As I entered the Hillsdale branch of the public library here in Portland just now, I was greeted in the lobby by great stacks of lightly-used athletic shoes stacked neatly in containers. Lots of containers, probably hundreds of pairs of shoes.
“Oh good,” I thought warmly, “they’re collecting shoes for people who don’t have any. Lots of folks need shoes.” But when I looked closer, I saw the shoes are being collected to be recycled into sport surfaces — to help children be more active.

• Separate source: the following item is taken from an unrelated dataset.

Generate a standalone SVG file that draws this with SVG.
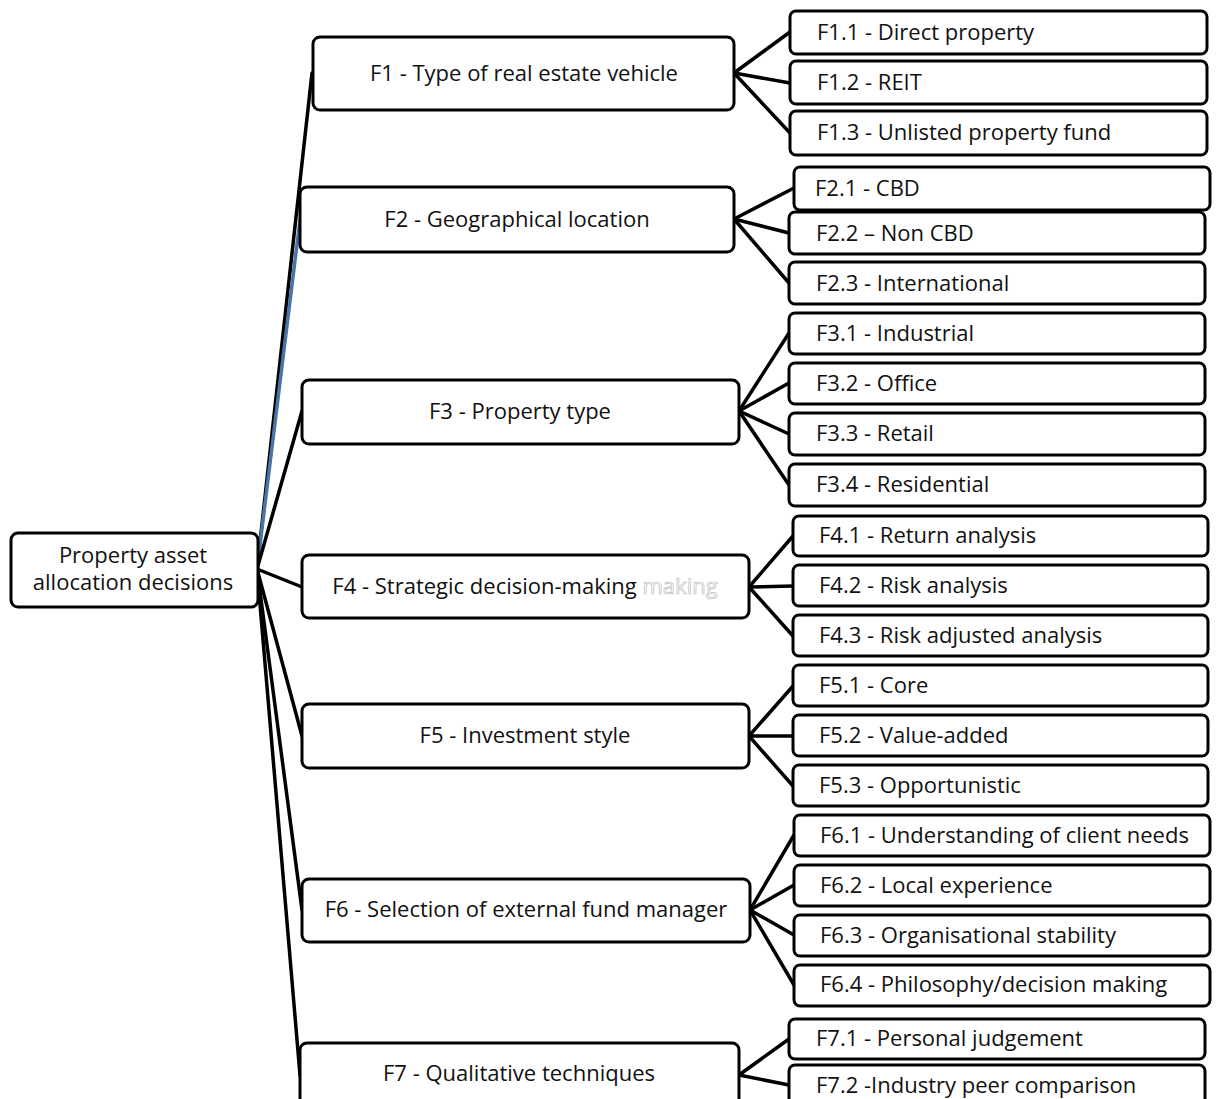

Am I the only person who questions if new sports surfaces are the best use for perfectly good used shoes? It’s true that children in the U.S. are at record levels of obesity and badly need to become more active. But if children aren’t being active in the thousands of parks, fields, gyms and playgrounds our country already has, how will new sports surfaces suddenly inspire their activity? Visit Safe Routes to Schools to see how thousands of children are learning to safely bike and walk to school rather than be driven — an excellent way to become more active.
Moreover, what about the millions of people in the world with no shoes, period? Sometimes lack of shoes prevents people from being able to earn a living, and going barefoot year-round compromises many people’s health and safety. Not just my sense of humanity but my old-fashioned common sense tells me that these hundreds of pairs of athletic shoes belong not in a high-tech recycling project, but on the feet of people who lack shoes.
I see this misguided bias for the high-tech solution to be culture-wide, and not unique to this one particular company that energetically recycles all brands of athletic shoes into sport surfaces. That’s one reason I’m not naming the company here — our culture in general lacks the common sense I’m talking about, so there’s no reason to make this about one company.
The other reason is that this company is actually a national leader in corporate responsibility and sustainability practices, going to unusual lengths to disclose its sourcing and also to measure and reduce its carbon footprint.
It’s an indication of the complexity of the many facets of sustainability that I disagree with them on their used-shoe project at the same time that I admire the ethical standards they demonstrate elsewhere.
photo courtesy of Bill Gantz

Oh well said, that is an excellent example of wrong thinking…
Having recently been in a slum in India where, from my observation, about half the people do not wear shoes — many of them children — I say give them to those in need. There are plenty of other things that can be recycled to make sport surfaces.